Uma fonte do gabinete do primeiro-ministro desvaloriza qualquer pulsão eleitoralista ou populista. Diz que António Costa se limitou a responder a um convite formulado há bastante tempo, que foi a mulher, Fernanda Tadeu, a escolher o prato e que não sabia que a família também ia. Para quem estiver interessado, a mesma fonte assegura que o PM vai mesmo à lavandaria, que vai semanalmente ao mercado de Alvalade, que anda mesmo de transportes públicos… A líder do CDS, Assunção Cristas, que também terá beneficiado da popularidade do programa, já está habituada: à VISÃO recorda que já tinha estado nas Manhãs da TVI, no Você na TV, com Manuel Luís Goucha e Cristina Ferreira; e, também na SIC, com Júlia Pinheiro, ou com Daniel Oliveira, no Alta Definição. Um pleno.
Do saxofone de Clinton à bateria de Rio
A “humanização” dos políticos que, pelos vistos, não se mede pela sua capacidade de melhorar a vida das pessoas mas pela disponibilidade em mostrar a família, é uma importação dos países anglo-saxónicos, onde a avaliação da vida privada sempre contou como referência para a motivação eleitoral. E o fenómeno é transversal a todas as áreas ideológicas, embora, por vezes, o feitiço se vire contra o feiticeiro.
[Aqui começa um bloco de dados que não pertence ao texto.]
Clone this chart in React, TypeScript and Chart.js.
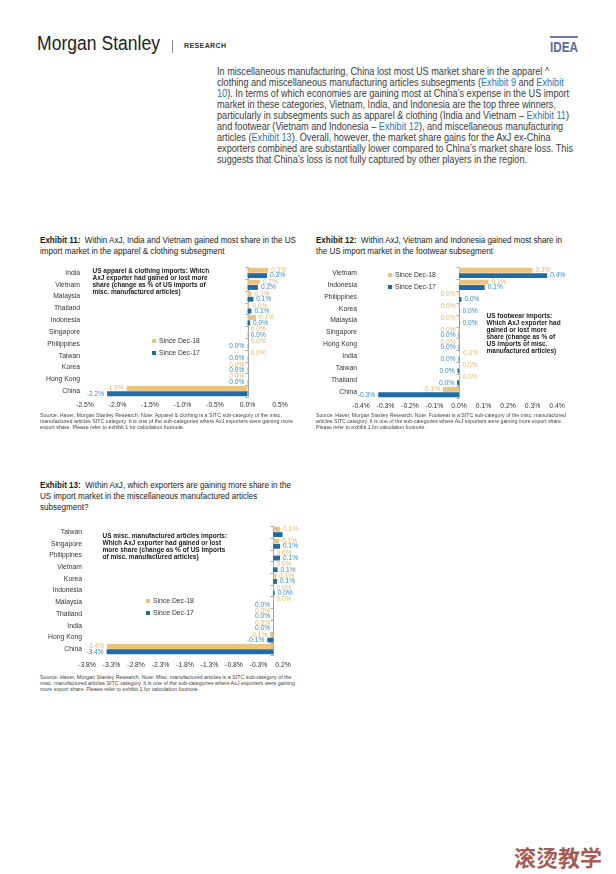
import React, { useEffect, useLayoutEffect, useRef } from 'react';
import { Chart, registerables } from 'chart.js';

Chart.register(...registerables);

// ---------- data ----------
const SERIES_NAMES = ['Since Dec-18', 'Since Dec-17'];

const CATS_11 = ['India', 'Vietnam', 'Malaysia', 'Thailand', 'Indonesia', 'Singapore', 'Philippines', 'Taiwan', 'Korea', 'Hong Kong', 'China'];
const DEC18_11 = [0.32, 0.19, 0.06, 0.03, 0.13, 0.004, 0.004, 0.004, -0.004, -0.004, -1.86];
const DEC17_11 = [0.30, 0.16, 0.09, 0.06, 0.04, 0.004, -0.004, -0.004, -0.004, -0.004, -2.16];
const TICKS_11 = [-2.5, -2.0, -1.5, -1.0, -0.5, 0, 0.5];

const CATS_12 = ['Vietnam', 'Indonesia', 'Philippines', 'Korea', 'Malaysia', 'Singapore', 'Hong Kong', 'India', 'Taiwan', 'Thailand', 'China'];
const DEC18_12 = [0.30, 0.12, -0.002, -0.002, -0.002, -0.002, -0.002, 0.004, 0.002, 0.002, -0.065];
const DEC17_12 = [0.36, 0.105, 0.01, 0.002, 0.002, -0.002, -0.002, -0.002, -0.006, -0.008, -0.33];
const TICKS_12 = [-0.4, -0.3, -0.2, -0.1, 0, 0.1, 0.2, 0.3, 0.4];

const CATS_13 = ['Taiwan', 'Singapore', 'Philippines', 'Vietnam', 'Korea', 'Indonesia', 'Malaysia', 'Thailand', 'India', 'Hong Kong', 'China'];
const DEC18_13 = [0.14, 0.12, 0.004, 0.004, 0.06, 0.004, 0.004, -0.004, -0.004, -0.06, -3.39];
const DEC17_13 = [0.19, 0.14, 0.14, 0.09, 0.08, 0.03, -0.004, -0.004, -0.004, -0.12, -3.40];
const TICKS_13 = [-3.8, -3.3, -2.8, -2.3, -1.8, -1.3, -0.8, -0.3, 0.2];

// ---------- styles ----------
const TAN = '#EAC47F';
const BLUE = '#1F6BA5';
const TAN_LABEL = '#E5B868';
const BLUE_LABEL = '#3C89C9';
const ARIAL = "'Liberation Sans', Arial, sans-serif";

const labelPlugin = {
  id: 'barLabels',
  afterDatasetsDraw(chart: any) {
    const ctx = chart.ctx;
    ctx.save();
    ctx.font = `6.6px ${ARIAL}`;
    ctx.textBaseline = 'middle';
    chart.data.datasets.forEach((ds: any, i: number) => {
      const meta = chart.getDatasetMeta(i);
      meta.data.forEach((el: any, j: number) => {
        const v = ds.data[j];
        const txt = Math.abs(v) < 0.05 ? '0.0%' : v.toFixed(1) + '%';
        const w = ctx.measureText(txt).width;
        ctx.fillStyle = ds.labelColor;
        if (v >= 0) {
          const x = el.x + 3;
          if (x + w > chart.chartArea.right + 16) return;
          ctx.textAlign = 'left';
          ctx.fillText(txt, x, el.y);
        } else {
          ctx.textAlign = 'right';
          ctx.fillText(txt, el.x - 3, el.y);
        }
      });
    });
    ctx.restore();
  },
};

const zeroLinePlugin = {
  id: 'zeroLine',
  beforeDatasetsDraw(chart: any) {
    const ctx = chart.ctx;
    const x = Math.round(chart.scales.x.getPixelForValue(0)) + 0.5;
    const { top, bottom } = chart.chartArea;
    const n = chart.data.labels.length;
    ctx.save();
    ctx.strokeStyle = '#a6a6a6';
    ctx.lineWidth = 1;
    ctx.beginPath();
    ctx.moveTo(x, top);
    ctx.lineTo(x, bottom);
    for (let i = 0; i <= n; i++) {
      const y = Math.round(top + (i * (bottom - top)) / n) + 0.5;
      ctx.moveTo(x - 3, y);
      ctx.lineTo(x, y);
    }
    ctx.stroke();
    ctx.restore();
  },
};

function makeConfig(
  cats: string[], d18: number[], d17: number[], ticks: number[],
  yWidth: number, padTop: number, padRight: number, xHeight: number, tickPad: number, yPad: number
): any {
  return {
    type: 'bar',
    data: {
      labels: cats,
      datasets: [
        { label: SERIES_NAMES[0], data: d18, backgroundColor: TAN, labelColor: TAN_LABEL, categoryPercentage: 0.9, barPercentage: 0.92 },
        { label: SERIES_NAMES[1], data: d17, backgroundColor: BLUE, labelColor: BLUE_LABEL, categoryPercentage: 0.9, barPercentage: 0.92 },
      ],
    },
    options: {
      indexAxis: 'y',
      animation: false,
      responsive: false,
      maintainAspectRatio: false,
      layout: { padding: { top: padTop, right: padRight, bottom: 0, left: 0 } },
      plugins: { legend: { display: false }, tooltip: { enabled: false } },
      scales: {
        x: {
          min: ticks[0],
          max: ticks[ticks.length - 1],
          afterBuildTicks: (s: any) => { s.ticks = ticks.map((v) => ({ value: v })); },
          afterFit: (s: any) => { s.height = xHeight; },
          grid: { display: false, drawTicks: false },
          border: { display: false },
          ticks: {
            autoSkip: false, maxRotation: 0, padding: tickPad, color: '#333',
            font: { family: ARIAL, size: 6.8 },
            callback: (v: any) => Number(v).toFixed(1) + '%',
          },
        },
        y: {
          afterFit: (s: any) => { s.width = yWidth; },
          grid: { display: false, drawTicks: false },
          border: { display: false },
          ticks: { autoSkip: false, padding: yPad, color: '#333', font: { family: ARIAL, size: 6.8 } },
        },
      },
    },
    plugins: [zeroLinePlugin, labelPlugin],
  };
}

function BarChart(props: { left: number; top: number; width: number; height: number; config: () => any }) {
  const ref = useRef<HTMLCanvasElement>(null);
  useEffect(() => {
    const chart = new Chart(ref.current as HTMLCanvasElement, props.config());
    return () => chart.destroy();
  }, []);
  return (
    <canvas
      ref={ref}
      width={props.width}
      height={props.height}
      style={{ position: 'absolute', left: props.left, top: props.top, width: props.width, height: props.height }}
    />
  );
}

const abs = (left: number, top: number, extra: React.CSSProperties = {}): React.CSSProperties => ({
  position: 'absolute', left, top, whiteSpace: 'nowrap', ...extra,
});

function Legend({ left, top }: { left: number; top: number }) {
  const row = (color: string, text: string, y: number) => (
    <div style={abs(left, y, { display: 'flex', alignItems: 'center', font: `6.8px ${ARIAL}`, color: '#333', lineHeight: '8px' })}>
      <span style={{ display: 'inline-block', width: 4, height: 4, background: color, marginRight: 3 }} />
      {text}
    </div>
  );
  return (
    <>
      {row(TAN, SERIES_NAMES[0], top)}
      {row(BLUE, SERIES_NAMES[1], top + 11.5)}
    </>
  );
}

function Lines({ left, top, lh, lines, style }: { left: number; top: number; lh: number; lines: React.ReactNode[]; style: React.CSSProperties }) {
  return (
    <div style={abs(left, top, { lineHeight: `${lh}px`, ...style })}>
      {lines.map((l, i) => <div key={i}>{l}</div>)}
    </div>
  );
}

// Text block horizontally condensed so its widest line spans `width` px (narrow-font look)
function FitBlock({ left, top, width, lh, lines, style }: { left: number; top: number; width: number; lh: number; lines: React.ReactNode[]; style: React.CSSProperties }) {
  const ref = useRef<HTMLDivElement>(null);
  useLayoutEffect(() => {
    const el = ref.current as HTMLDivElement;
    el.style.transform = 'none';
    const w = el.getBoundingClientRect().width;
    el.style.transform = `scaleX(${width / w})`;
  }, []);
  return (
    <div ref={ref} style={abs(left, top, { lineHeight: `${lh}px`, transformOrigin: '0 0', ...style })}>
      {lines.map((l, i) => <div key={i}>{l}</div>)}
    </div>
  );
}

const LINK = '#2e74b5';
const L = (t: string) => <span style={{ color: LINK }}>{t}</span>;

const BODY_LINES: React.ReactNode[] = [
  <>In miscellaneous manufacturing, China lost most US market share in the apparel ^</>,
  <>clothing and miscellaneous manufacturing articles subsegments ({L('Exhibit 9')} and {L('Exhibit')}</>,
  <>{L('10')}). In terms of which economies are gaining most at China’s expense in the US import</>,
  <>market in these categories, Vietnam, India, and Indonesia are the top three winners,</>,
  <>particularly in subsegments such as apparel &amp; clothing (India and Vietnam – {L('Exhibit 11')})</>,
  <>and footwear (Vietnam and Indonesia – {L('Exhibit 12')}), and miscellaneous manufacturing</>,
  <>articles ({L('Exhibit 13')}). Overall, however, the market share gains for the AxJ ex-China</>,
  <>exporters combined are substantially lower compared to China’s market share loss. This</>,
  <>suggests that China’s loss is not fully captured by other players in the region.</>,
];

const titleStyle: React.CSSProperties = { font: `9.6px ${ARIAL}`, color: '#1a1a1a' };
const noteStyle: React.CSSProperties = { font: `5.6px ${ARIAL}`, color: '#444' };
const annoStyle: React.CSSProperties = { font: `bold 6.5px ${ARIAL}`, color: '#222' };

export default function App() {
  return (
    <div style={{ position: 'absolute', left: 0, top: 0, width: 616, height: 874, background: '#fff', overflow: 'hidden' }}>
      {/* header */}
      <FitBlock left={37} top={31} width={123} lh={24} style={{ font: `20.5px ${ARIAL}`, color: '#222' }} lines={['Morgan Stanley']} />
      <div style={{ position: 'absolute', left: 172, top: 40, width: 1, height: 13, background: '#888' }} />
      <div style={abs(184, 42, { font: `bold 7px ${ARIAL}`, color: '#333', letterSpacing: '0.4px' })}>RESEARCH</div>
      <div style={{ position: 'absolute', left: 550, top: 36, width: 28, height: 2, background: '#6b79b5' }} />
      <FitBlock left={550} top={38} width={28} lh={16} style={{ font: `bold 15px ${ARIAL}`, color: '#5b6b9e' }} lines={['IDEA']} />

      {/* body text */}
      <FitBlock left={217} top={65.5} width={356} lh={15.4} lines={BODY_LINES} style={{ font: `10.3px ${ARIAL}`, color: '#3a3a3a' }} />

      {/* Exhibit 11 */}
      <FitBlock left={40} top={233.5} width={256} lh={10.5} style={titleStyle} lines={[
        <><b>Exhibit 11:</b>&nbsp; Within AxJ, India and Vietnam gained most share in the US</>,
        <>import market in the apparel &amp; clothing subsegment</>,
      ]} />
      <BarChart left={30} top={258} width={272} height={156}
        config={() => makeConfig(CATS_11, DEC18_11, DEC17_11, TICKS_11, 55, 8, 22, 17, 4.5, 5)} />
      <Lines left={92.5} top={266.9} lh={8.2} style={annoStyle} lines={[
        'US apparel & clothing imports: Which',
        'AxJ exporter had gained or lost more',
        'share (change as % of US imports of',
        'misc. manufactured articles)',
      ]} />
      <Legend left={152} top={337} />
      <FitBlock left={40} top={412} width={253} lh={6.8} style={noteStyle} lines={[
        'Source: Haver, Morgan Stanley Research. Note: Apparel & clothing is a SITC sub-category of the misc.',
        'manufactured articles SITC category. It is one of the sub-categories where AxJ exporters were gaining more',
        'export share. Please refer to exhibit 1 for calculation footnote.',
      ]} />

      {/* Exhibit 12 */}
      <FitBlock left={316} top={233.5} width={246} lh={10.5} style={titleStyle} lines={[
        <><b>Exhibit 12:</b>&nbsp; Within AxJ, Vietnam and Indonesia gained most share in</>,
        <>the US import market in the footwear subsegment</>,
      ]} />
      <BarChart left={310} top={258} width={280} height={156}
        config={() => makeConfig(CATS_12, DEC18_12, DEC17_12, TICKS_12, 51, 9, 33, 16, 4.5, 4)} />
      <Lines left={486.5} top={311.6} lh={8.75} style={annoStyle} lines={[
        'US footwear imports:',
        'Which AxJ exporter had',
        'gained or lost more',
        'share (change as % of',
        'US imports of misc.',
        'manufactured articles)',
      ]} />
      <Legend left={388} top={271} />
      <FitBlock left={316} top={411.5} width={250} lh={6.8} style={noteStyle} lines={[
        'Source: Haver, Morgan Stanley Research. Note: Footwear is a SITC sub-category of the misc. manufactured',
        'articles SITC category. It is one of the sub-categories where AxJ exporters were gaining more export share.',
        'Please refer to exhibit 1 for calculation footnote.',
      ]} />

      {/* Exhibit 13 */}
      <FitBlock left={40} top={478.5} width={251} lh={11.5} style={titleStyle} lines={[
        <><b>Exhibit 13:</b>&nbsp; Within AxJ, which exporters are gaining more share in the</>,
        <>US import market in the miscellaneous manufactured articles</>,
        <>subsegment?</>,
      ]} />
      <BarChart left={30} top={517} width={270} height={155}
        config={() => makeConfig(CATS_13, DEC18_13, DEC17_13, TICKS_13, 57, 8, 17, 17, 6.5, 5)} />
      <Lines left={102.5} top={531.9} lh={8.3} style={annoStyle} lines={[
        'US misc. manufactured articles imports:',
        'Which AxJ exporter had gained or lost',
        'more share (change as % of US imports',
        'of misc. manufactured articles)',
      ]} />
      <Legend left={146} top={597} />
      <FitBlock left={40} top={674} width={255} lh={6.5} style={noteStyle} lines={[
        'Source: Haver, Morgan Stanley Research. Note: Misc. manufactured articles is a SITC sub-category of the',
        'misc. manufactured articles SITC category. It is one of the sub-categories where AxJ exporters were gaining',
        'more export share. Please refer to exhibit 1 for calculation footnote.',
      ]} />

      {/* corner mark */}
      <div style={abs(514, 842, { font: `bold 22px 'Noto Sans CJK SC', sans-serif`, color: '#a65b55', lineHeight: '28px' })}>滚烫教学</div>
    </div>
  );
}
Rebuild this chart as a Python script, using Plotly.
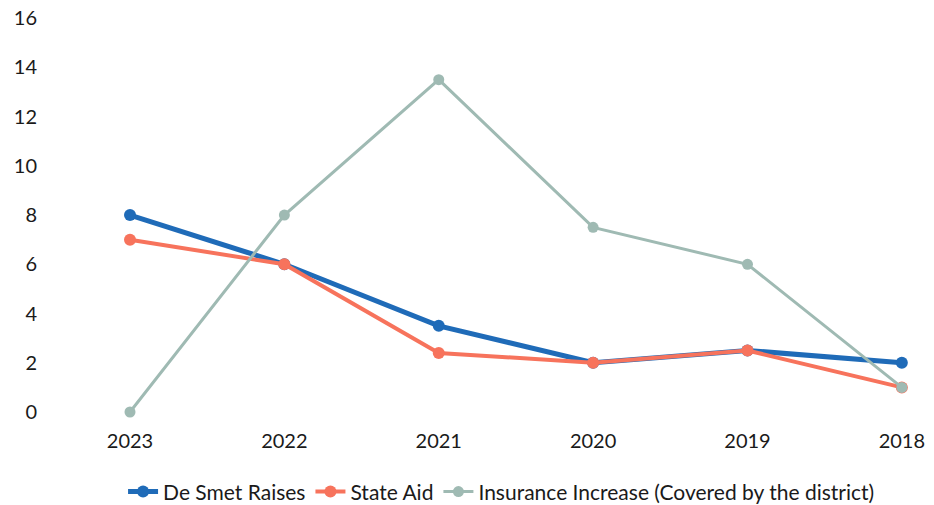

Exemplos? A exposição da bela casa de Yanis Varoufakis, ex-ministro das Finanças grego, do Syriza que, na revista Paris Match, abriu a cortina a uma opulência insuspeitada, em plena crise grega, ou a vida cor-de-rosa nos primeiros anos de política de Santana Lopes, que culminou com uma foto de lenço à pirata na cabeça, durante um cruzeiro da discoteca Kapital.
Esta tradição anglo-saxónica onde a conduta na vida privada – e os divórcios… – contam foi, nos EUA, amplamente potenciada pelo poder da televisão. Um dos primeiros a fazer habilidades em palco (televisivo) foi, nos anos 90, o Presidente Bill Clinton, que tocou saxofone no Arsenio Hall Show. Mais recentemente, Barack Obama sempre atirou a família para a frente, tendo a sua mulher, Michelle, ganho um tal protagonismo que chegou a ser dada como a próxima candidata presidencial do Partido Democrata, não pela atividade política própria, como Hillary Clinton, mas pela exposição mediática de oito anos na Casa Branca. Obama foi três vezes ao programa de Jon Stewart, The Daily Show, a primeira em 2007, ainda como senador do lllinois, as outras duas em 2012 e 2015, já como Presidente dos EUA. Jô Soares, no Brasil, é outro anfitrião crónico dos políticos de serviço.
E o risco da triste figura, logo criticada nas redes sociais? Francisco da Silva diz que compensa bastante, “porque o que vemos como ridicularização cria notoriedade e empatia com as pessoas, sobretudo com as menos favorecidas, que também se sentem ridicularizadas pelo sistema. Em princípio, se as redes sociais são contra, o País real é a favor”.
Herman José defende que o público se divide em três grandes grupos: “Aqueles para quem qualquer presença é indiferente, os críticos que acharão sempre qualquer participação ridícula, e o terceiro que, de tão infantil, se deixa encantar por práticas do género, mesmo que rocem a caricatura. Não raras vezes, é precisamente esse que decide as eleições.”
Mas se Clinton arriscou o ridículo ao fazer de animador musical, por cá, o insuspeito Rui Rio, tido como um político que não dá abébias à comunicação social, não hesitou em fazer um solo de bateria no 5 Para a Meia-Noite. Programa em que António Costa também já compareceu, sem que nunca tenha feito a si próprio a tal pergunta embaraçosa. Como a que Cristina Ferreira poderia ter-lhe colocado, no momento da cataplana, antes de lhe passar um pequeno recipiente de vidro: “Senhor primeiro-ministro, porque é que se esqueceu de pôr sal?”